Zach Randolph: "Behind the Music":'s NBA blog, "Balls Out!" published a "through the years" style piece on Zach Randolph this morning, featuring contributions from multiple writers on different phases of Randolph's career. I weighed in with a few thoughts on Randolph's tenure, so far, in Memphis. Thanks to David Roth and Bethlehem Shoals for inviting me to take part.

Grading Myself on Preseason Predictions:

With the season now over, it's time for that annual ritual wherein I unearth my preseason predictions and see how they panned out. These are all from a sidebar in my season preview piece back in October:


1. Rudy Gay goes where only Pau Gasol and Zach Randolph have gone before among Grizzlies players: to the All-Star Game.

Verdict: Nope. Gay was indeed having his best season. At the All-Star break, Gay was averaging 20 points, 6 rebounds, 3 assists, and 2.8 "stocks" while shooting 47/40/81. Every category save points-per-game was a career high, and Gay's defense was at a new level as well. Though Gay's pre-break shoulder injury would have kept him out of the game regardless, the combination of a sluggish team start and an outrageously deep bunch of all-star-worthy forwards in the Western Conference restricted Gay to the outskirts of the conversation this season.


2. Mike Conley overcomes the slow starts that have plagued his past two seasons en route to career-highs across the board and a few down-ballot Most Improved Player votes.
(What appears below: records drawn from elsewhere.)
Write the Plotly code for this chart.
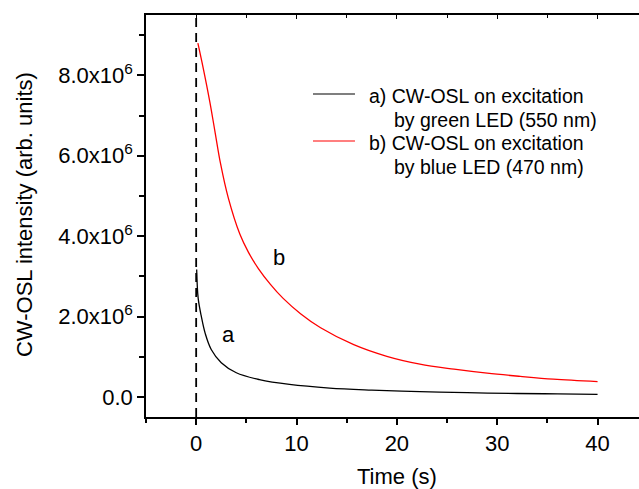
import plotly.graph_objects as go

# ---- data ----
time_a = [0.05, 0.2, 0.5, 0.9, 1.5, 2.5, 4.0, 6.3, 9.3, 13.3, 17.5, 22.3, 27.0, 32.0, 36.0, 40.0]
osl_a = [3.17e6, 2.45e6, 2.02e6, 1.58e6, 1.18e6, 0.85e6, 0.60e6, 0.43e6, 0.31e6, 0.22e6,
         0.17e6, 0.13e6, 0.105e6, 0.085e6, 0.075e6, 0.065e6]

time_b = [0.17, 0.7, 1.36, 1.86, 2.43, 3.2, 4.35, 5.2, 6.18, 7.4, 8.67, 10.4, 12.4, 15.7, 19.0, 22.3,
          25.7, 29.0, 32.3, 35.6, 40.0]
osl_b = [8.80e6, 8.18e6, 7.34e6, 6.62e6, 5.80e6, 4.95e6, 4.05e6, 3.60e6, 3.20e6, 2.80e6, 2.45e6,
         2.07e6, 1.72e6, 1.30e6, 1.01e6, 0.815e6, 0.69e6, 0.59e6, 0.51e6, 0.44e6, 0.38e6]

y_tickvals = [0, 2e6, 4e6, 6e6, 8e6]
y_ticktext = ["0.0", "2.0x10<sup>6</sup>", "4.0x10<sup>6</sup>", "6.0x10<sup>6</sup>", "8.0x10<sup>6</sup>"]
x_tickvals = [0, 10, 20, 30, 40]

legend_a = ["a) CW-OSL on excitation", "by green LED (550 nm)"]
legend_b = ["b) CW-OSL on excitation", "by blue LED (470 nm)"]

FONT = "Liberation Sans, Arial, sans-serif"

fig = go.Figure()
fig.add_trace(go.Scatter(x=time_a, y=osl_a, mode="lines", line=dict(color="black", width=1.3, shape="spline", smoothing=1.0),
                         showlegend=False, name="a"))
fig.add_trace(go.Scatter(x=time_b, y=osl_b, mode="lines", line=dict(color="#ff0000", width=1.3, shape="spline", smoothing=1.0),
                         showlegend=False, name="b"))
# invisible trace for the top mirror axis
fig.add_trace(go.Scatter(x=[0], y=[0], xaxis="x2", mode="markers", marker=dict(opacity=0),
                         showlegend=False, hoverinfo="skip"))

# dashed line at t = 0
fig.add_shape(type="line", xref="x", yref="paper", x0=0, x1=0, y0=0, y1=1,
              line=dict(color="black", width=1.8, dash="9px,6px"))

# manual legend
fig.add_shape(type="line", xref="paper", yref="paper", x0=0.3387, x1=0.4239, y0=0.8035, y1=0.8035,
              line=dict(color="black", width=1.2))
fig.add_shape(type="line", xref="paper", yref="paper", x0=0.3387, x1=0.4239, y0=0.6866, y1=0.6866,
              line=dict(color="#ff0000", width=1.2))

ann = []
for txt, x, y in [(legend_a[0], 0.4483, 0.7985), (legend_a[1], 0.4984, 0.7388),
                  (legend_b[0], 0.4483, 0.6816), (legend_b[1], 0.4984, 0.6219)]:
    ann.append(dict(text=txt, xref="paper", yref="paper", x=x, y=y, xanchor="left", yanchor="middle",
                    showarrow=False, font=dict(family=FONT, size=19.5, color="black")))
ann.append(dict(text="a", xref="x", yref="y", x=3.26, y=1.55e6, showarrow=False,
                font=dict(family=FONT, size=22, color="black")))
ann.append(dict(text="b", xref="x", yref="y", x=8.24, y=3.47e6, showarrow=False,
                font=dict(family=FONT, size=22, color="black")))
ann.append(dict(text="Time (s)", xref="x", yref="paper", x=20, y=-0.149, xanchor="center", yanchor="middle",
                showarrow=False, font=dict(family=FONT, size=22, color="black")))
ann.append(dict(text="CW-OSL intensity (arb. units)", xref="paper", yref="paper", x=-0.2454, y=0.5025,
                xanchor="center", yanchor="middle", textangle=-90, showarrow=False,
                font=dict(family=FONT, size=22, color="black")))

fig.update_layout(
    width=639, height=489,
    margin=dict(l=146, r=0, t=15, b=72, pad=0),
    paper_bgcolor="white", plot_bgcolor="white",
    font=dict(family=FONT, size=22, color="black"),
    annotations=ann,
    xaxis=dict(range=[-5, 44.13], tickvals=x_tickvals, ticks="outside", ticklen=6, tickwidth=1.5,
               tickcolor="black", showline=True, linecolor="black", linewidth=1.5, showgrid=False,
               zeroline=False, tickfont=dict(family=FONT, size=22, color="black"),
               minor=dict(tickmode="linear", tick0=0, dtick=5, ticks="outside", ticklen=4,
                          tickwidth=1.5, tickcolor="black", showgrid=False)),
    xaxis2=dict(overlaying="x", side="top", matches="x", range=[-5, 44.13], tickvals=x_tickvals,
                ticks="inside", ticklen=4, tickwidth=1.2, tickcolor="black", showline=True,
                linecolor="black", linewidth=1.5, showgrid=False, zeroline=False, showticklabels=False,
                minor=dict(tickmode="linear", tick0=0, dtick=5, ticks="inside", ticklen=3,
                           tickwidth=1.2, tickcolor="black", showgrid=False)),
    yaxis=dict(range=[-0.5e6, 9.5e6], tickvals=y_tickvals, ticktext=y_ticktext, ticks="outside",
               ticklen=7, tickwidth=1.5, tickcolor="black", showline=True, linecolor="black",
               linewidth=1.5, showgrid=False, zeroline=False,
               tickfont=dict(family=FONT, size=22, color="black"),
               minor=dict(tickmode="linear", tick0=0, dtick=1e6, ticks="outside", ticklen=5,
                          tickwidth=1.5, tickcolor="black", showgrid=False)),
)

fig.write_html("out.html")
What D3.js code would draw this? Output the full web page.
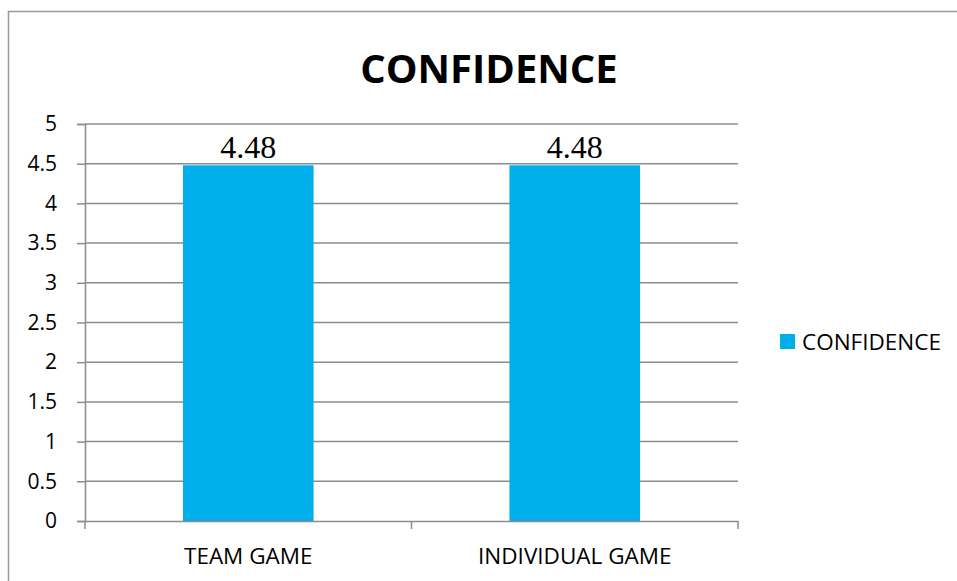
<!DOCTYPE html>
<html>
<head>
<meta charset="utf-8">
<script src="https://cdn.jsdelivr.net/npm/d3@7"></script>
<style>
  body { margin: 0; background: #fff; }
  svg { display: block; }
</style>
</head>
<body>
<div id="chart"></div>
<script>
// chart data
const categories = ["TEAM GAME", "INDIVIDUAL GAME"];
const values = [4.48, 4.48];
const seriesName = "CONFIDENCE";
const yTicks = [0, 0.5, 1, 1.5, 2, 2.5, 3, 3.5, 4, 4.5, 5];

const W = 957, H = 581;
const plot = {left: 85, right: 738, top: 124, bottom: 521};
const barColor = "#00AEEA", gridColor = "#8c8c8c";
const font = "Open Sans, sans-serif";

const svg = d3.select("#chart").append("svg")
    .attr("width", W)
    .attr("height", H);

// outer frame (runs off the right and bottom edge)
svg.append("rect")
    .attr("x", 8.5).attr("y", 11.5)
    .attr("width", W + 20).attr("height", H + 20)
    .attr("fill", "none")
    .attr("stroke", "#999")
    .attr("stroke-width", 1.5);

const x = d3.scaleBand()
    .domain(categories)
    .range([plot.left, plot.right])
    .paddingInner(0.6)
    .paddingOuter(0.3);

const xGroup = d3.scaleBand()
    .domain(categories)
    .range([plot.left, plot.right]);

const y = d3.scaleLinear()
    .domain([0, 5])
    .range([plot.bottom, plot.top]);

// gridlines
svg.append("g")
    .selectAll("line")
    .data(yTicks.filter(d => d > 0))
    .join("line")
    .attr("x1", plot.left).attr("x2", plot.right)
    .attr("y1", d => y(d)).attr("y2", d => y(d))
    .attr("stroke", gridColor)
    .attr("stroke-width", 1.5);

// bars
svg.append("g")
    .selectAll("rect")
    .data(values)
    .join("rect")
    .attr("x", (d, i) => x(categories[i]))
    .attr("width", x.bandwidth())
    .attr("y", d => y(d))
    .attr("height", d => y(0) - y(d))
    .attr("fill", barColor);

// value labels
svg.append("g")
    .selectAll("text")
    .data(values)
    .join("text")
    .attr("x", (d, i) => x(categories[i]) + x.bandwidth() / 2)
    .attr("y", d => y(d) - 7)
    .attr("text-anchor", "middle")
    .attr("font-family", "Liberation Serif, serif")
    .attr("font-size", 32)
    .attr("fill", "#000")
    .text(d => d.toFixed(2));

// y axis
const yAxis = d3.axisLeft(y)
    .tickValues(yTicks)
    .tickSize(8)
    .tickPadding(20)
    .tickFormat(d => d);

svg.append("g")
    .attr("transform", `translate(${plot.left},0)`)
    .call(yAxis)
    .call(g => g.select(".domain").attr("stroke", gridColor).attr("stroke-width", 1.5))
    .call(g => g.selectAll(".tick line").attr("stroke", gridColor).attr("stroke-width", 1.5))
    .call(g => g.selectAll(".tick text")
        .attr("font-family", font)
        .attr("font-size", 21)
        .attr("fill", "#000"));

// x axis: ticks sit on the category boundaries
const xAxis = d3.axisBottom(xGroup)
    .tickSize(0)
    .tickPadding(27);

svg.append("g")
    .attr("transform", `translate(0,${plot.bottom})`)
    .call(xAxis)
    .call(g => g.select(".domain").attr("stroke", gridColor).attr("stroke-width", 1.5))
    .call(g => g.selectAll(".tick text")
        .attr("font-family", font)
        .attr("font-size", 22.5)
        .attr("fill", "#000"));

const boundaries = [plot.left].concat(categories.map(c => xGroup(c) + xGroup.bandwidth()));
svg.append("g")
    .selectAll("line")
    .data(boundaries)
    .join("line")
    .attr("x1", d => d).attr("x2", d => d)
    .attr("y1", plot.bottom).attr("y2", plot.bottom + 8)
    .attr("stroke", gridColor)
    .attr("stroke-width", 1.5);

// title
svg.append("text")
    .attr("x", 489)
    .attr("y", 83)
    .attr("text-anchor", "middle")
    .attr("font-family", font)
    .attr("font-weight", "bold")
    .attr("font-size", 40)
    .text(seriesName);

// legend
const legend = svg.append("g").attr("transform", "translate(780,334)");
legend.append("rect")
    .attr("width", 15).attr("height", 15)
    .attr("fill", barColor);
legend.append("text")
    .attr("x", 22).attr("y", 16)
    .attr("font-family", font)
    .attr("font-size", 22.5)
    .attr("fill", "#000")
    .text(seriesName);
</script>
</body>
</html>
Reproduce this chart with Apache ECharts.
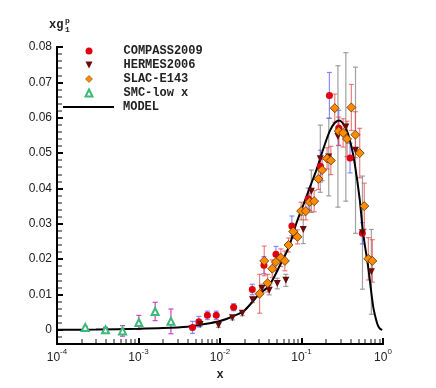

Verdict: Bullseye. After getting off the terrible starts the previous two seasons, Conley was consistent all season, setting career highs in points, assists, and steals per game. He finished 10th in the Most Improved race, with three second-place and five third-place votes.


3. O.J. Mayo and Hasheem Thabeet show up in trade rumors but are not dealt. The Griz stand pat, aside from adding a minor frontcourt free agent as a 15th player later in the season.

Verdict: Not quite. I was correct in identifying the two players who would factor in trade rumors but mostly wrong about them not ultimately being dealt. Thabeet was shipped to Houston and only some kind of still-mysterious yet serendipitous snafu kept Mayo from going to Indiana. A minor frontcourt free agent signed late in the season to fill out the roster? Leon Powe.


4. New back-up point guards Acie Law and Greivis Vasquez take a back seat to free agent Tony Allen and even Mayo, who eventually soak up the majority of the minutes behind Conley.

Verdict: Not quite. I was right in doubting Acie Law's ability to hold a job he'd been given to start the season, but wrong — maybe hopeful — about the team using Allen or Mayo on the ball in non-traditional lineups. Happily, Vasquez seized more of the job as a rookie than I thought he would, though both Jason Williams and Ish Smith got some late-season run behind Mike Conley at the point.


5. Despite losing more starter games to injury, the Grizzlies' modestly improved bench and defense leads to a small step forward that proves just enough: The team finishes 46-36, secures the final playoff seed, and breaks the franchise's postseason drought by taking one game from the defending champion Los Angeles Lakers in a five-game opening-round playoff series.

Verdict: Pretty good. I nailed both the win total and the seeding and correctly forecast that the team would end their 0-12 playoff win drought. But I sure didn't see six more playoff wins coming after that. Back in October, no one did.